Peut-être se pose-t-on la question, car on n'entend rien de la part des joueurs, pourtant aux premières loges. Et pour cause, les initiatives sont rares et encore en train de se structurer. "J'étais déjà sensible à cette cause, mais mon expérience dans un club suédois m'a conforté dans mon idée. Là-bas, c'est un vrai sujet de société, omniprésent", illustre Grégoire Amiot, défenseur passé par Reims, le club néerlandais du Fortuna Sittard et Falkenbergs, en Suède. D'où son engagement comme ambassadeur de l'association Football Ecologie France"On peut faire bouger les choses à notre échelle, pas changer le monde en un jour. En ce moment, nous travaillons beaucoup avec des centres de formation.
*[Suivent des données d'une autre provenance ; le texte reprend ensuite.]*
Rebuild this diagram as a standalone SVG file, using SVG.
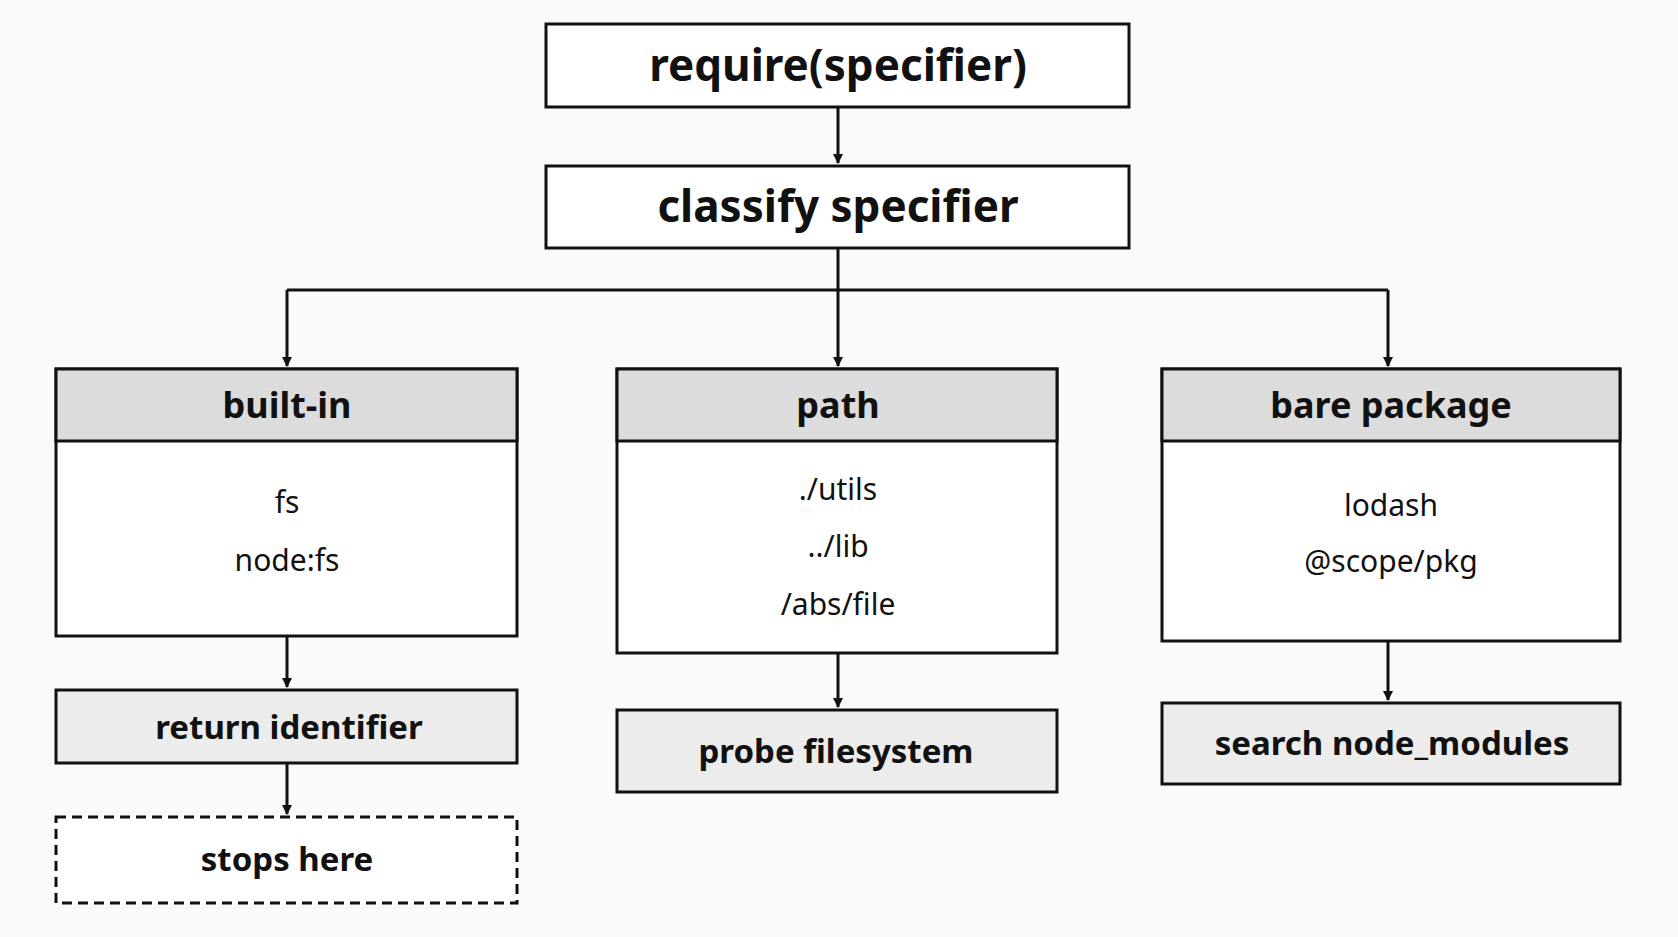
<svg xmlns="http://www.w3.org/2000/svg" width="1678" height="937" viewBox="0 0 1678 937">
<defs>
<marker id="ah" markerWidth="10" markerHeight="10" refX="9" refY="5" orient="auto" markerUnits="userSpaceOnUse" viewBox="0 0 10 10"><path d="M0,0 L10,5 L0,10 z" fill="#111"/></marker>
<style>
.b{fill:#fff;stroke:#111;stroke-width:3}
.g{fill:#ececec;stroke:#111;stroke-width:3}
.h{fill:#dcdcdc;stroke:#111;stroke-width:3}
.t{font-family:"Noto Sans","Liberation Sans",sans-serif;fill:#111;text-anchor:middle}
.tb{font-weight:bold}
.c{stroke:#111;stroke-width:3;fill:none;marker-end:url(#ah)}
</style>
</defs>
<rect width="1678" height="937" fill="#fafafa"/>
<g id="connectors">
<path class="c" d="M838,107 V163"/>
<path class="c" d="M838,248 V366"/>
<path class="c" d="M287,290 H1388 M287,290 V366"/>
<path class="c" d="M1388,290 V366"/>
<path class="c" d="M287,636 V687"/>
<path class="c" d="M287,763 V814"/>
<path class="c" d="M838,653 V707"/>
<path class="c" d="M1388,641 V700"/>
</g>
<g id="require"><rect class="b" x="546" y="24" width="583" height="83"/><text class="t tb" x="838" y="81" font-size="44">require(specifier)</text></g>
<g id="classify"><rect class="b" x="546" y="166" width="583" height="82"/><text class="t tb" x="838" y="222" font-size="44">classify specifier</text></g>
<g id="builtin"><rect class="b" x="56" y="369" width="461" height="267"/><rect class="h" x="56" y="369" width="461" height="72"/><text class="t tb" x="287" y="418" font-size="36">built-in</text><text class="t" x="287" y="513" font-size="30">fs</text><text class="t" x="287" y="571" font-size="30">node:fs</text></g>
<g id="path"><rect class="b" x="617" y="369" width="440" height="284"/><rect class="h" x="617" y="369" width="440" height="72"/><text class="t tb" x="838" y="418" font-size="36">path</text><text class="t" x="838" y="500" font-size="30">./utils</text><text class="t" x="838" y="557" font-size="30">../lib</text><text class="t" x="838" y="615" font-size="30">/abs/file</text></g>
<g id="bare"><rect class="b" x="1162" y="369" width="458" height="272"/><rect class="h" x="1162" y="369" width="458" height="72"/><text class="t tb" x="1391" y="418" font-size="36">bare package</text><text class="t" x="1391" y="516" font-size="30">lodash</text><text class="t" x="1391" y="572" font-size="30">@scope/pkg</text></g>
<g id="return"><rect class="g" x="56" y="690" width="461" height="73"/><text class="t tb" x="289" y="739" font-size="33">return identifier</text></g>
<g id="stops"><rect x="56" y="817" width="461" height="86" fill="#fff" stroke="#111" stroke-width="3" stroke-dasharray="10,6"/><text class="t tb" x="287" y="871" font-size="33">stops here</text></g>
<g id="probe"><rect class="g" x="617" y="710" width="440" height="82"/><text class="t tb" x="836" y="763" font-size="33">probe filesystem</text></g>
<g id="search"><rect class="g" x="1162" y="703" width="458" height="81"/><text class="t tb" x="1392" y="755" font-size="33">search node_modules</text></g>
</svg>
Le sujet parle aux jeunes."

L'autre association de joueurs, We Play Green, est trustée par des footballeurs du nord de l'Europe. Une initiative du milieu norvégien de la Sampdoria, Morten Thorsby. "Les vraies figures de proue de la communauté du football mondial, ce sont les joueurs et les supporters, pas les patrons de clubs, l'UEFA ou la Fifa, veut croire Thorsby. Si nous arrivons à les enrôler dans notre combat, le football n'aura pas d'autre choix que d'aller dans la bonne direction."